Noam Chomsky : « Les fous sont devenus les maîtres de l’asile » (extrait)

Source : Tom Dispatch, David Barsamian, Noam Chomsky
Traduit par les lecteurs du site Les-Crises

Barsamian : Qu’en est-il de ce qui se passe dans le secteur bancaire, compte tenu de l’effondrement de la Silicon Valley Bank, puis de la Signature Bank et des problèmes de la First Republic Bank ?

Chomsky : Tout d’abord, je ne prétends pas avoir d’expertise particulière en la matière, mais ceux qui en ont, des économistes sérieux et honnêtes, comme Paul Krugman, disent très simplement : nous ne savons pas.

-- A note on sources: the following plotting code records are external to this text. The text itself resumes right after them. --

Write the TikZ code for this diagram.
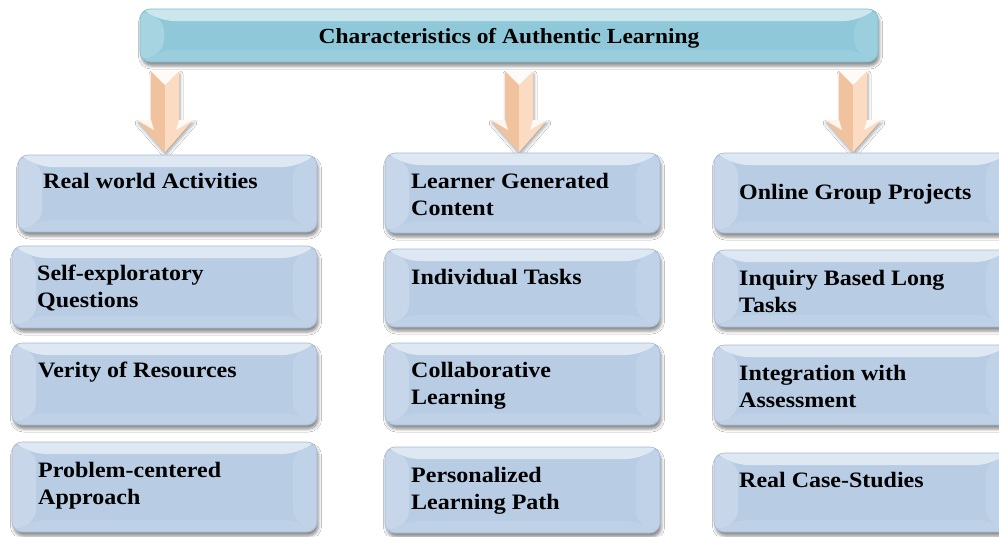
\documentclass[tikz,border=0pt]{standalone}
\usepackage{fontspec}
\setmainfont{Liberation Serif}[FakeStretch=1.09]
\usetikzlibrary{shadows.blur}
\definecolor{boxmain}{RGB}{184,204,228}
\definecolor{boxedge}{RGB}{165,186,213}
\definecolor{ttlmain}{RGB}{143,201,217}
\definecolor{ttledge}{RGB}{125,188,207}
\definecolor{peach}{RGB}{247,207,174}
\definecolor{peachdk}{RGB}{240,194,158}
\definecolor{peachlt}{RGB}{251,219,194}
\newcommand\twol[2]{\vtop{\hbox{#1}\hbox{#2}}}
\newcommand\blockarrow[1]{%
  \path[fill=peach, blur shadow={shadow xshift=1pt, shadow yshift=-3pt, shadow blur radius=3pt, shadow opacity=35}]
    ({#1-14},71) -- ({#1+14},71) -- ({#1+14},120) -- ({#1+28},120) -- (#1,152) -- ({#1-28},120) -- ({#1-14},120) -- cycle;
  \fill[peachdk] ({#1-14},71) -- (#1,85) -- (#1,152) -- ({#1-28},120) -- ({#1-14},120) -- cycle;
  \fill[peachlt] ({#1+14},71) -- (#1,85) -- (#1,152) -- ({#1+28},120) -- ({#1+14},120) -- cycle;
  \fill[white, opacity=.9] ({#1-14},71) -- ({#1+14},71) -- (#1,85) -- cycle;
  \fill[white, opacity=.85] ({#1-28},120) -- ({#1-14},120) -- ({#1-11},130) -- cycle;
  \fill[white, opacity=.85] ({#1+28},120) -- ({#1+14},120) -- ({#1+11},130) -- cycle;
}
\tikzset{
  bevelbox/.style={rectangle, rounded corners=10pt, inner sep=0pt, outer sep=0pt,
    draw=boxedge, line width=0.6pt, fill=boxmain,
    blur shadow={shadow xshift=1.5pt, shadow yshift=-4pt, shadow blur radius=3pt, shadow opacity=45},
    path picture={
      \coordinate (nw) at (path picture bounding box.north west);
      \coordinate (ne) at (path picture bounding box.north east);
      \coordinate (sw) at (path picture bounding box.south west);
      \coordinate (se) at (path picture bounding box.south east);
      \fill[white, opacity=.55] (nw) -- (ne) -- ([shift={(-24pt,-12pt)}]ne) -- ([shift={(24pt,-12pt)}]nw) -- cycle;
      \fill[white, opacity=.22] (nw) -- ([shift={(24pt,-12pt)}]nw) -- ([shift={(24pt,12pt)}]sw) -- (sw) -- cycle;
      \fill[white, opacity=.12] (ne) -- ([shift={(-24pt,-12pt)}]ne) -- ([shift={(-24pt,12pt)}]se) -- (se) -- cycle;
      \fill[white, opacity=.10] (sw) -- (se) -- ([shift={(-24pt,12pt)}]se) -- ([shift={(24pt,12pt)}]sw) -- cycle;
    }},
  ttlbox/.style={bevelbox, fill=ttlmain, draw=ttledge},
  lbl/.style={font=\fontsize{22}{27}\selectfont\bfseries, inner sep=0pt, anchor=base west, text=black},
  ttltext/.style={font=\fontsize{21.5}{25}\selectfont\bfseries, inner sep=0pt, anchor=base, text=black},
}
\begin{document}
\begin{tikzpicture}[x=1pt, y=-1pt]
\useasboundingbox (0,0) rectangle (999,536);
\clip (0,0) rectangle (999,536);
\fill[white] (0,0) rectangle (999,536);

% title
\node[ttlbox, minimum width=738pt, minimum height=53pt] (title) at (509,35.5) {};
\node[ttltext] (ttltxt) at (509,43) {Characteristics of Authentic Learning};

% block arrows
\blockarrow{165}
\blockarrow{519}
\blockarrow{853}

% column 1
\node[bevelbox, minimum width=299pt, minimum height=77pt] (a1) at (167.5,193.5) {};
\node[bevelbox, minimum width=305pt, minimum height=82pt] (a2) at (164.5,287) {};
\node[bevelbox, minimum width=305pt, minimum height=82pt] (a3) at (164.5,384) {};
\node[bevelbox, minimum width=305pt, minimum height=90pt] (a4) at (164.5,487) {};
% column 2
\node[bevelbox, minimum width=275pt, minimum height=80pt] (b1) at (522.5,193) {};
\node[bevelbox, minimum width=275pt, minimum height=78pt] (b2) at (522.5,288) {};
\node[bevelbox, minimum width=275pt, minimum height=82pt] (b3) at (522.5,384) {};
\node[bevelbox, minimum width=275pt, minimum height=86pt] (b4) at (522.5,490) {};
% column 3
\node[bevelbox, minimum width=296pt, minimum height=80pt] (c1) at (862,193) {};
\node[bevelbox, minimum width=296pt, minimum height=77pt] (c2) at (862,288.5) {};
\node[bevelbox, minimum width=296pt, minimum height=80pt] (c3) at (862,385) {};
\node[bevelbox, minimum width=296pt, minimum height=79pt] (c4) at (862,492.5) {};

% labels
\node[lbl] (ta1) at (43,188) {Real world Activities};
\node[lbl] (ta2) at (37,280) {\twol{Self-exploratory}{Questions}};
\node[lbl] (ta3) at (38,377) {Verity of Resources};
\node[lbl] (ta4) at (38,477) {\twol{Problem-centered}{Approach}};
\node[lbl] (tb1) at (411,188) {\twol{Learner Generated}{Content}};
\node[lbl] (tb2) at (411,284) {Individual Tasks};
\node[lbl] (tb3) at (411,377) {\twol{Collaborative}{Learning}};
\node[lbl] (tb4) at (411,482) {\twol{Personalized}{Learning Path}};
\node[lbl] (tc1) at (739,199) {Online Group Projects};
\node[lbl] (tc2) at (739,285) {\twol{Inquiry Based Long}{Tasks}};
\node[lbl] (tc3) at (739,380) {\twol{Integration with}{Assessment}};
\node[lbl] (tc4) at (739,487) {Real Case-Studies};
\end{tikzpicture}
\end{document}
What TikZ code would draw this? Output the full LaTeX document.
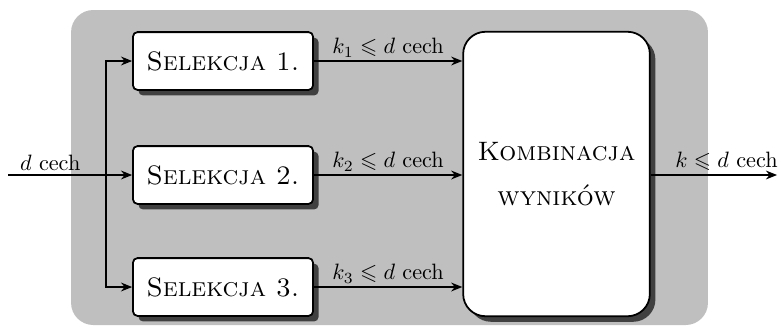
\documentclass[tikz,border=0pt]{standalone}
\usepackage{amssymb}
\usetikzlibrary{arrows.meta,shadows}
\begin{document}
\begin{tikzpicture}[x=0.45pt,y=-0.45pt,
  selbox/.style={draw,line width=0.8pt,rounded corners=2pt,fill=white,
    minimum width=81pt,minimum height=26pt,inner sep=0pt,font=\large,
    general shadow={fill=black!75,shadow xshift=2.5pt,shadow yshift=-2.5pt}},
  bigbox/.style={draw,line width=0.8pt,rounded corners=10pt,fill=white,
    minimum width=84pt,minimum height=128pt,inner sep=0pt,font=\large,align=center,
    general shadow={fill=black!75,shadow xshift=2.5pt,shadow yshift=-2.5pt}},
  conn/.style={-{Stealth[length=5pt,width=4pt]},line width=0.6pt},
  lbl/.style={above,inner sep=1.5pt}]
\useasboundingbox (0,0) rectangle (781,333);
\node[fill=black!25,rounded corners=10pt,minimum width=286.6pt,minimum height=141.75pt,inner sep=0pt] (bg) at (389.5,167.5) {};
\node[selbox] (s1) at (223,61) {\textsc{Selekcja 1.}};
\node[selbox] (s2) at (223,175) {\textsc{Selekcja 2.}};
\node[selbox] (s3) at (223,287) {\textsc{Selekcja 3.}};
\node[bigbox] (k) at (556.5,174) {\textsc{Kombinacja}\\[6pt]\textsc{wyników}};
\coordinate (in) at (8,175);
\coordinate (br) at (106,175);
\coordinate (out) at (777,175);
\draw[line width=0.6pt] (in) -- (br);
\draw[conn] (in) -- node[lbl,pos=0.34] {$d$ cech} (s2.west);
\draw[conn] (br) |- (s1.west);
\draw[conn] (br) |- (s3.west);
\draw[conn] (s1.east) -- node[lbl] {$k_1\leqslant d$ cech} (s1.east -| k.west);
\draw[conn] (s2.east) -- node[lbl] {$k_2\leqslant d$ cech} (s2.east -| k.west);
\draw[conn] (s3.east) -- node[lbl] {$k_3\leqslant d$ cech} (s3.east -| k.west);
\draw[conn] (k.east |- out) -- node[lbl,pos=0.6] {$k\leqslant d$ cech} (out);
\end{tikzpicture}
\end{document}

Cela remonte à près de 45 ans, quand il y avait une réelle vogue de la déréglementation. En déréglementant la finance, on passe à une économie basée sur la finance, tout en désindustrialisant le pays. C’est grâce à la finance qu’on gagne de l’argent, ce n’est pas en construisant des choses – il s’agit d’entreprises risquées qui sont très rentables mais qui conduiront à un krach, et l’on demande alors au gouvernement, c’est-à-dire au contribuable, de renflouer les caisses.

Il n’y a pas eu de crise bancaire majeure dans les années 1950 et 1960, période de forte croissance, parce que le département du Trésor a gardé le contrôle du secteur bancaire. À l’époque, une banque n’était qu’une banque. Vous aviez un peu d’argent en trop, vous le mettiez là. Quelqu’un venait et empruntait cet argent pour acheter une voiture ou envoyer son enfant à l’université. C’était ça la banque. Les choses ont commencé à changer un peu avec Jimmy Carter, mais c’est Ronald Reagan qui a déclenché l’avalanche. Des gens comme Larry Summers ont dit qu’il fallait déréglementer les produits dérivés et tout ouvrir. Les crises se sont succédé. L’administration Reagan s’est terminée par l’énorme crise de l’épargne et du crédit. Une fois de plus, on fait appel au gentil contribuable. Les riches gagnent beaucoup d’argent et les autres paient les frais.

C’est ce que Bob Pollin et Gerry Epstein ont appelé « l’économie de renflouement ». La libre entreprise, cela veut dire que vous gagnez de l’argent aussi longtemps que vous le pourrez, jusqu’à ce qu’une crise survienne et que le public vous renfloue. La plus importante de celles-ci a eu lieu en 2008. Que s’est-il passé ? Grâce à la déréglementation de produits financiers complexes, tels que les produits dérivés, et à d’autres initiatives de Bill Clinton, le secteur de l’immobilier s’est effondré, puis celui de la finance. Le Congrès a certes adopté une loi, le plan Paulson ou TARP, qui comportait deux volets. Premièrement, il s’agissait de renflouer les escrocs qui avaient provoqué la crise en accordant des prêts hypothécaires à risque, des prêts dont ils savaient qu’ils ne seraient jamais remboursés. Le deuxième volet consistait à faire quelque chose pour les gens qui avaient perdu leur maison, qui avaient été jetés à la rue à cause des saisies immobilières. Selon vous, quel est le volet que l’administration Obama s’est empressée de mettre en œuvre ? Cela a été un tel scandale que l’inspecteur général du département du Trésor, Neil Barofsky, a écrit un livre pour dénoncer ce qui s’était passé. Cela n’a pas eu d’effet. En réponse, de nombreux travailleurs qui avaient voté pour Obama en croyant à son discours d’espoir et de changement sont devenus des électeurs de Trump, se sentant trahis par le parti qui prétendait les défendre.